Required task: Everything from the line containing "Convert this chart to Chart.js code." to the line containing "const feedstock = ['Soybean", both lines included, must be copied exactly; nothing else should be.

--- Start Information shown ---

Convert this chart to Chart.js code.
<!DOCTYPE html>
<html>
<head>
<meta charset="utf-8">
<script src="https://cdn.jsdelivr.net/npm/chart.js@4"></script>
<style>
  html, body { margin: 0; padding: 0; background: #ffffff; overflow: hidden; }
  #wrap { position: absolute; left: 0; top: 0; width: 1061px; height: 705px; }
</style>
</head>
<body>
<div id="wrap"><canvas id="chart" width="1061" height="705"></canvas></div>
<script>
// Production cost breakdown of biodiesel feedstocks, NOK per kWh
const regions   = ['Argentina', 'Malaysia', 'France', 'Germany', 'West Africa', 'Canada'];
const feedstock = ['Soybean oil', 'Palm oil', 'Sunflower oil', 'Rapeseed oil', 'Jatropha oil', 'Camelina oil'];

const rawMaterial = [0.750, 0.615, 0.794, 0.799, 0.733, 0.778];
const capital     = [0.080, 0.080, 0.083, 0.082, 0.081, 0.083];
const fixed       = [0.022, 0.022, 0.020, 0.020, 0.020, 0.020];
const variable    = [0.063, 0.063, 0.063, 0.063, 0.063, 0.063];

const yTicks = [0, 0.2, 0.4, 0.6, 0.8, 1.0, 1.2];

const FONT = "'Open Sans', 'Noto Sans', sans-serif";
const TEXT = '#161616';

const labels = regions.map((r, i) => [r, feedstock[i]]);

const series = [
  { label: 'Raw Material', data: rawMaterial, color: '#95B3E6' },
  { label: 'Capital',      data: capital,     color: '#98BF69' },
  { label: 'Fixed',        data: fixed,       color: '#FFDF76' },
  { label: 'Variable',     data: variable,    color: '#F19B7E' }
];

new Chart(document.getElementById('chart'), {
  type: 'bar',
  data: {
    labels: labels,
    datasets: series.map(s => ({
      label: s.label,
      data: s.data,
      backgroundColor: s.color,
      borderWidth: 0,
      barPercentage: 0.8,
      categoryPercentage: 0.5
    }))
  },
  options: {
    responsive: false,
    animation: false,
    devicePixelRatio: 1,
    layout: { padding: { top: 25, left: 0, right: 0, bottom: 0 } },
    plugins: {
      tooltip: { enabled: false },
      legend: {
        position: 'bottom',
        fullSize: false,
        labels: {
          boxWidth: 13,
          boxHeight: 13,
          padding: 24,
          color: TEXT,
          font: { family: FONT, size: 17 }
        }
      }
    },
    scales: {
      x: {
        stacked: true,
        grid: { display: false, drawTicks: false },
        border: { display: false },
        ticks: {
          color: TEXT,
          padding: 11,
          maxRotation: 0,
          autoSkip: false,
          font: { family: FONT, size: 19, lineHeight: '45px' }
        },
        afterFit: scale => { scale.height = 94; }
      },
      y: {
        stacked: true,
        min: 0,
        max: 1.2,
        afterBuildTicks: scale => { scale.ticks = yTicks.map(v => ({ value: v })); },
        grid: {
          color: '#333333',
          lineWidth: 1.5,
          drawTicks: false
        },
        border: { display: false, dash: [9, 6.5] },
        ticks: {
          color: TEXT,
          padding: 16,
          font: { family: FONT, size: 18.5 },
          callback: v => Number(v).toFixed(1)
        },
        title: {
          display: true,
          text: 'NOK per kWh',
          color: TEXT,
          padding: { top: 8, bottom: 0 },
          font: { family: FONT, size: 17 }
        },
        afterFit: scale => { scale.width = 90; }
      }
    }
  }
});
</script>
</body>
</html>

--- End Information shown ---
--- Start Information shown ---

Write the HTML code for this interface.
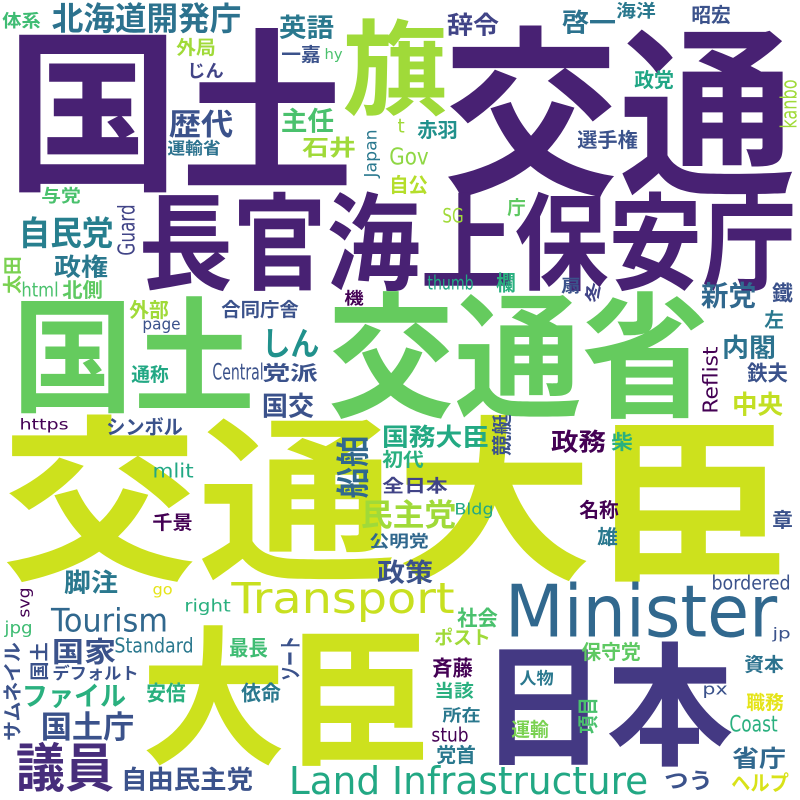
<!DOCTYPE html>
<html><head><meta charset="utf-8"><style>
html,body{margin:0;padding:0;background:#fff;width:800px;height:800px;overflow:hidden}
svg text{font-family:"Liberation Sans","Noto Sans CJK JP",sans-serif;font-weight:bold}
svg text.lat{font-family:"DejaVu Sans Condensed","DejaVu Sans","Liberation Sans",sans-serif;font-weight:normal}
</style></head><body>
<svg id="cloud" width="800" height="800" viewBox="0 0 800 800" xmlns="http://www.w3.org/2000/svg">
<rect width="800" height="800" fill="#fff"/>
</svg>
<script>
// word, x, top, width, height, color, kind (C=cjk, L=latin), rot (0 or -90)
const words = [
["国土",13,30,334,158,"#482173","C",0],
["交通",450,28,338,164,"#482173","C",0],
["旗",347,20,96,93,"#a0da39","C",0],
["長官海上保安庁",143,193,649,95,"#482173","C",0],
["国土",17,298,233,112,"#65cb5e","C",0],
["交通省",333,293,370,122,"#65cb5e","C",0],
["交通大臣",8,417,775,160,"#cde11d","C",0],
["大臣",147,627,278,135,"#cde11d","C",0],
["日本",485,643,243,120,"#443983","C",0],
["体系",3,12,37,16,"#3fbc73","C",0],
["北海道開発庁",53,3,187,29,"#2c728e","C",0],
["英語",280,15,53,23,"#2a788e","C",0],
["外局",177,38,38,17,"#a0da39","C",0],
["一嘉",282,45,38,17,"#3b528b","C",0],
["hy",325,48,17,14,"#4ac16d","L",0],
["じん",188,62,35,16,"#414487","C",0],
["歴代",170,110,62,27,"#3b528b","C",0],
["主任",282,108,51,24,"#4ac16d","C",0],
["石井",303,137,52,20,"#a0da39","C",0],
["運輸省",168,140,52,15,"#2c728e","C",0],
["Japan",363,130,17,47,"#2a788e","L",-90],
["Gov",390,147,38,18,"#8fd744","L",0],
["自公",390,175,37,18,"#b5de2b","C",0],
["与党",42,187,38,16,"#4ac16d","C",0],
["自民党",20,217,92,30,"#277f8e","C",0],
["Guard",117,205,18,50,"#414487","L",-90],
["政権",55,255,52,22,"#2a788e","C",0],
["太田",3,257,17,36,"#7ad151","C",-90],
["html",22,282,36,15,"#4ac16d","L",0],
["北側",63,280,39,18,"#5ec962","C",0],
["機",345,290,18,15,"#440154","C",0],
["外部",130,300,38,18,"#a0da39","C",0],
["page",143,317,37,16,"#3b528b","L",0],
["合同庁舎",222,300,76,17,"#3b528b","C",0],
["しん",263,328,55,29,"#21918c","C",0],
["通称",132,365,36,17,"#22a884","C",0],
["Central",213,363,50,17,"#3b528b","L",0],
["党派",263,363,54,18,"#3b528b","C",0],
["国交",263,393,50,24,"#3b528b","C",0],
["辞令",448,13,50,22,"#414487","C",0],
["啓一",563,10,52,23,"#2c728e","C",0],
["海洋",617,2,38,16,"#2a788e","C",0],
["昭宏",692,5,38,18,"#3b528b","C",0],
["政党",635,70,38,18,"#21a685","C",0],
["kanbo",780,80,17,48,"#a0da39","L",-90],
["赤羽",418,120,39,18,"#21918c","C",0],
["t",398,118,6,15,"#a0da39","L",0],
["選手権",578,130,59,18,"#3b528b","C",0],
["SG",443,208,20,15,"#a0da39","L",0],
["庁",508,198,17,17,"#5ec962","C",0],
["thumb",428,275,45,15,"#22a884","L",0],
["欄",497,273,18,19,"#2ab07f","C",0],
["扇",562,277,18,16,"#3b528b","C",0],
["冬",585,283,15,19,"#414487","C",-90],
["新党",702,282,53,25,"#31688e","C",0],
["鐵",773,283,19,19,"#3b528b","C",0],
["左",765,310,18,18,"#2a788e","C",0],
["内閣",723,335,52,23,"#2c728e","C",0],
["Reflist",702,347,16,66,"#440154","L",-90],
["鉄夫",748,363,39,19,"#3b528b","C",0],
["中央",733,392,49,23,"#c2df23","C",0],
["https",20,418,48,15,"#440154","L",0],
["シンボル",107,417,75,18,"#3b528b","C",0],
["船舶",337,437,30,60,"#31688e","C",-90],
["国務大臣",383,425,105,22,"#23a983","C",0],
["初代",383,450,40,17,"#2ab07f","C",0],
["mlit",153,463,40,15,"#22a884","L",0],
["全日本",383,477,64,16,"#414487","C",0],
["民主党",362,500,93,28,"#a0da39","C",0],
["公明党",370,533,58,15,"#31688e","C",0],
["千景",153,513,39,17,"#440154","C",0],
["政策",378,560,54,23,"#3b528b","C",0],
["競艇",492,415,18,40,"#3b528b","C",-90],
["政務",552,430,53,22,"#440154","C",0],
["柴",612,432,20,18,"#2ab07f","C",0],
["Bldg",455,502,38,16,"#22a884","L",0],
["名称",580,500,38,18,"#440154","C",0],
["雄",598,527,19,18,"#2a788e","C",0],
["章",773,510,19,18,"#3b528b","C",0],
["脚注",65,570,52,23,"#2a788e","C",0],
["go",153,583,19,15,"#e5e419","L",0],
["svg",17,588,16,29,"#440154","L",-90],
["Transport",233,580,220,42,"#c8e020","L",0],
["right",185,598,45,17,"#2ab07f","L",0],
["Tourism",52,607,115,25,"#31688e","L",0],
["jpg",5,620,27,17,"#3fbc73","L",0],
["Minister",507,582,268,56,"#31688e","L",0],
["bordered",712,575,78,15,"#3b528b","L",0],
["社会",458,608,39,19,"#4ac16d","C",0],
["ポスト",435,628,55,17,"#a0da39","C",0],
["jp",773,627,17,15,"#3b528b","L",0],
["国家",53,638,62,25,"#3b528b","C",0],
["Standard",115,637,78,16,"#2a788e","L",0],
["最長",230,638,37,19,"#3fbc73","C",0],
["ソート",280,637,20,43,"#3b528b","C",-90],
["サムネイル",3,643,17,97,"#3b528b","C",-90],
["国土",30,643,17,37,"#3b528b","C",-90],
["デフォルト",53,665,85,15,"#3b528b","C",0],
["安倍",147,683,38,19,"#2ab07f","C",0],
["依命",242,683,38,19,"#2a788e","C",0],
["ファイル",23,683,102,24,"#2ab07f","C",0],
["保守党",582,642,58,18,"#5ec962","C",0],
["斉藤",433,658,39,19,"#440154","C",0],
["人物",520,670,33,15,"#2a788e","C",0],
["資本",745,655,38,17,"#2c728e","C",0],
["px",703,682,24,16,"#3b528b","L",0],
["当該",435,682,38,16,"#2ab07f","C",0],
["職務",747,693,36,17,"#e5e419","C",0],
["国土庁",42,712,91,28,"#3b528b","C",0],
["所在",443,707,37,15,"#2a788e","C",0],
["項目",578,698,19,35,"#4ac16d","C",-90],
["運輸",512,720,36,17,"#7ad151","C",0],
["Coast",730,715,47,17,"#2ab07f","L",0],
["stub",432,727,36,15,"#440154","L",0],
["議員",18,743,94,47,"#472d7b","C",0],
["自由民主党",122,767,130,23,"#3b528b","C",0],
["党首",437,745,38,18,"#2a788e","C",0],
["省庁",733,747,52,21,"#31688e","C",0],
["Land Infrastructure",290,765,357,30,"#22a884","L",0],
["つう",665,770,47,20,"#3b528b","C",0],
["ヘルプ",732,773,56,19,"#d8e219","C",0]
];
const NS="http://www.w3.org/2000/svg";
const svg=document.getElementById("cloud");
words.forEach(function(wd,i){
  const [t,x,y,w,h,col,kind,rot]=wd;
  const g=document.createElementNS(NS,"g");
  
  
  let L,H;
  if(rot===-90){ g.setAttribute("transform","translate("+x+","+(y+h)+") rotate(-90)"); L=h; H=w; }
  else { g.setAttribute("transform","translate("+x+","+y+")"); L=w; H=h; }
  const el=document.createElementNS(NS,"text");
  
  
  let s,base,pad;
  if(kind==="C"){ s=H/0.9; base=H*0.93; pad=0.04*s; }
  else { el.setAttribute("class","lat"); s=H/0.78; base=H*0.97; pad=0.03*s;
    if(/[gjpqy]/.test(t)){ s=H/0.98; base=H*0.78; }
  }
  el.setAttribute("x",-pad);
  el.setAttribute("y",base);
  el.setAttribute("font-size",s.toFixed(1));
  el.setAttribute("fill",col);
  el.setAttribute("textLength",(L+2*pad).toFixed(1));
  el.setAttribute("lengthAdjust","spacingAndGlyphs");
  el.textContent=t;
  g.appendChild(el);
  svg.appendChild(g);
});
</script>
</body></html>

--- End Information shown ---

Task solution:
Convert this chart to Chart.js code.
<!DOCTYPE html>
<html>
<head>
<meta charset="utf-8">
<script src="https://cdn.jsdelivr.net/npm/chart.js@4"></script>
<style>
  html, body { margin: 0; padding: 0; background: #ffffff; overflow: hidden; }
  #wrap { position: absolute; left: 0; top: 0; width: 1061px; height: 705px; }
</style>
</head>
<body>
<div id="wrap"><canvas id="chart" width="1061" height="705"></canvas></div>
<script>
// Production cost breakdown of biodiesel feedstocks, NOK per kWh
const regions   = ['Argentina', 'Malaysia', 'France', 'Germany', 'West Africa', 'Canada'];
const feedstock = ['Soybean oil', 'Palm oil', 'Sunflower oil', 'Rapeseed oil', 'Jatropha oil', 'Camelina oil'];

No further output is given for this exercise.